I love my work. Being an SLP is truly my calling in life. But it's not a hobby (that’s why it’s called “work,” right?). And there are times I need relief from the toll any job can take on you.
So in 2019, “the year of self exploration,” as I’m calling it, I’m going to tackle that question.
So far, I’ve started teaching myself calligraphy. Right now it’s me figuring out the proper angle to hold the pen. It's not pretty yet, but it is so calming. I can lose myself for a few hours practicing the swoop of an "S" and the curl of a "C" sometimes snagging, but mostly gliding, across the paper. It is certainly teaching me patience and bringing me a bit of zen. In March, I’m taking a class through Dabble- if you haven’t “Dabbled” yet, you really should. I took a painting with coffee class through them as well. Also on my list; floral design!
This year, I want to practice more self-love. Like I said earlier, high intensity workouts have always been my jam. Moving forward, I want to explore the benefits of pilates and yoga. I’ve been working on deep breathing, a 1-minute a day hobby; and I can’t wait to see the benefits of combining it with movement. My body works so hard to carry my tall frame up and around and down, I need to nurture it!

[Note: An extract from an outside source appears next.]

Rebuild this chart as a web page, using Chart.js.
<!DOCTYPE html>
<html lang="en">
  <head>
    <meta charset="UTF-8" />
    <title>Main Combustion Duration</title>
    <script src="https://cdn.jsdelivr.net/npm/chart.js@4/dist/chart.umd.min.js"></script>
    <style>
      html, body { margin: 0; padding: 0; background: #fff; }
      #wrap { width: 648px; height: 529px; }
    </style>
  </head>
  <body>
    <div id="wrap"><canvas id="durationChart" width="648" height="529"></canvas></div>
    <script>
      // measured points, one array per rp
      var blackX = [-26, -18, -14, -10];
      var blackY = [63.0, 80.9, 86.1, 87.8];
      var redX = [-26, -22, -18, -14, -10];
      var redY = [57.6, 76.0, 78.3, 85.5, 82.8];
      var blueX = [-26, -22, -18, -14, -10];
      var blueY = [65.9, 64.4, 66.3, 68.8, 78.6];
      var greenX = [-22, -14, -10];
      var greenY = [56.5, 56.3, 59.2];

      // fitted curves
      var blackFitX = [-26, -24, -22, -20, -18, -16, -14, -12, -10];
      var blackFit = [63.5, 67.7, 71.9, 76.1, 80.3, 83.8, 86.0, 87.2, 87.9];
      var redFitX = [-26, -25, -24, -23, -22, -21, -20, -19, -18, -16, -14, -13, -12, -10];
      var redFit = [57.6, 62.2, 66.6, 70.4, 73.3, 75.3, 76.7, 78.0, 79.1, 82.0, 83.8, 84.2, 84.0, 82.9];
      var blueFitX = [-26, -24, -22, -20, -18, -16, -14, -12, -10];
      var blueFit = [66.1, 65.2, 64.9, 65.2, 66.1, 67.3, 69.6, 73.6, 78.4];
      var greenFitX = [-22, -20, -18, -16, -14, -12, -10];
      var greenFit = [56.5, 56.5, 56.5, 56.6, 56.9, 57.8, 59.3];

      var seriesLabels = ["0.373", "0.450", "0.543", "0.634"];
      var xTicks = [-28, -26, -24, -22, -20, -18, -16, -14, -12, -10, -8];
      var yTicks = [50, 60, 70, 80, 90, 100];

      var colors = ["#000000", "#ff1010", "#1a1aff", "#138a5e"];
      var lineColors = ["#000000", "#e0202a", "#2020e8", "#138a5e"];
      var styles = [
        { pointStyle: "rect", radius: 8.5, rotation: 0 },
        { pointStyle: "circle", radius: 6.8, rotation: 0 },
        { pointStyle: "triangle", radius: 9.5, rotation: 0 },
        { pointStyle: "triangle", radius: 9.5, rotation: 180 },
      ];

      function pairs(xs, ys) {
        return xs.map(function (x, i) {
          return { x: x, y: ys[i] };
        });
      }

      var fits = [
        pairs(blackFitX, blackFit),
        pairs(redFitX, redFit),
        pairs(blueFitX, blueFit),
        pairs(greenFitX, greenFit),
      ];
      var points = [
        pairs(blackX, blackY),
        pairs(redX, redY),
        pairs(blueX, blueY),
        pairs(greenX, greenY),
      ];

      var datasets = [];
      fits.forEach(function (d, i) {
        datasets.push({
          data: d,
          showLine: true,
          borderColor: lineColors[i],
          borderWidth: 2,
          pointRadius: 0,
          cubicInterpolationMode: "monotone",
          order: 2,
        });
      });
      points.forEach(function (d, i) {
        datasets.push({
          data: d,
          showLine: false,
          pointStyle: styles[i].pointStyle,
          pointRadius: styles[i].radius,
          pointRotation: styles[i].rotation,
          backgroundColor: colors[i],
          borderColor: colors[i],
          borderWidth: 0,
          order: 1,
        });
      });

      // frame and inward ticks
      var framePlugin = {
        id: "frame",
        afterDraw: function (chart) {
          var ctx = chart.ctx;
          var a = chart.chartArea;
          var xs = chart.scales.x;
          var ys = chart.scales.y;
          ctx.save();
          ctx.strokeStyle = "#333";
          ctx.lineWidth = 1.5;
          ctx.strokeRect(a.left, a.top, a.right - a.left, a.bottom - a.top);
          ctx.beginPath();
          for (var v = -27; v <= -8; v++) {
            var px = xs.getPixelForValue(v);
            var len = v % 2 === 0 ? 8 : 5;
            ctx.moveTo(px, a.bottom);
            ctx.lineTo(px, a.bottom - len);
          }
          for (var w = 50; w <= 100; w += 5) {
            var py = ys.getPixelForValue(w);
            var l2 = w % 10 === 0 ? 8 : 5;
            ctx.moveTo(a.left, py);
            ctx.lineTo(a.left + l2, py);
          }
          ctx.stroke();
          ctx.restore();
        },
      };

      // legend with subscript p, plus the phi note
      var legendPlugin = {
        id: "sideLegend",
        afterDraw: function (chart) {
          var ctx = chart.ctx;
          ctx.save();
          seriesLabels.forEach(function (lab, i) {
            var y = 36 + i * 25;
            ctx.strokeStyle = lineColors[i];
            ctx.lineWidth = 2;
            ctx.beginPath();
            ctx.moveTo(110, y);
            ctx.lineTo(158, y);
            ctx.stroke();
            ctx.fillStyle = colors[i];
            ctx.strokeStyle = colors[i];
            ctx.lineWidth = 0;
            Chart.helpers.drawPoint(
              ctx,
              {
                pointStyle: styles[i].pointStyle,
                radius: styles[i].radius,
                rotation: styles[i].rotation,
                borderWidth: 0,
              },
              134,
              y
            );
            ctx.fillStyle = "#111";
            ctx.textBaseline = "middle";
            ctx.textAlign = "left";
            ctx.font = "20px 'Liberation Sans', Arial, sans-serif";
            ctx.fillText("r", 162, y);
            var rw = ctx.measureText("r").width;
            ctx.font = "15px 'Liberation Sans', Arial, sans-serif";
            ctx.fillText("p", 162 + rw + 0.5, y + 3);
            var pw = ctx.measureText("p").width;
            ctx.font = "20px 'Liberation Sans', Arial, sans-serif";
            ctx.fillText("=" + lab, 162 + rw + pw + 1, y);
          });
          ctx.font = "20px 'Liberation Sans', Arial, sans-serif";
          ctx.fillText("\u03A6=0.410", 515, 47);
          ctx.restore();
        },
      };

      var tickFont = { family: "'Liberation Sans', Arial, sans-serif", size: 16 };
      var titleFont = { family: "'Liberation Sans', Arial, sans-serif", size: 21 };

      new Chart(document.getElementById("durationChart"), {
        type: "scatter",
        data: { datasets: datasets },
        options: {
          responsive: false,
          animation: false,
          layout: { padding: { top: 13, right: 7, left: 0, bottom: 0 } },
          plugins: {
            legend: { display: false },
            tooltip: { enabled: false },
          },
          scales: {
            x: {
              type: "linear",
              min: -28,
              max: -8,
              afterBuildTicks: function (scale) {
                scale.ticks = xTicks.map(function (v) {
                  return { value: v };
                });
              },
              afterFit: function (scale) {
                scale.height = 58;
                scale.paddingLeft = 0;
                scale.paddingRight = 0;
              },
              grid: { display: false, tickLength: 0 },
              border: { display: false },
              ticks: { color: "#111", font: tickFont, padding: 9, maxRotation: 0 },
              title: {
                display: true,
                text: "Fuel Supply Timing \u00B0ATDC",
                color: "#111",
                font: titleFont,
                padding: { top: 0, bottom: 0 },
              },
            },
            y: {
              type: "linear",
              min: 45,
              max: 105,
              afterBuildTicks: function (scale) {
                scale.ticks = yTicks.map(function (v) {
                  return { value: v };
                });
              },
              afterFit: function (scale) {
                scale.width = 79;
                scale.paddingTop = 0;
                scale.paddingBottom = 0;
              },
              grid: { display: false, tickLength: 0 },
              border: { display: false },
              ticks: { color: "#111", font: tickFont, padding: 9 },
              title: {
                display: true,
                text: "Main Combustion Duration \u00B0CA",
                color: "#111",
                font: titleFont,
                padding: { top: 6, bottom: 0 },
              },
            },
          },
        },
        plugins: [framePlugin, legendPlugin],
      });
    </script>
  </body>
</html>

Blogging so far has been a great way to channel my energy and re-introduce me to my creative side. I’ve already learned so much about photo editing and content creation and my eyes have been opened to a world of really strong women, athletes, entrepreneurs and artists, some of whom just happen to be tall like me. I’ve been given so much love and support and I hope to give some of that love back through this blog. I’m excited for you to follow along as I share a bit of myself and my experiences.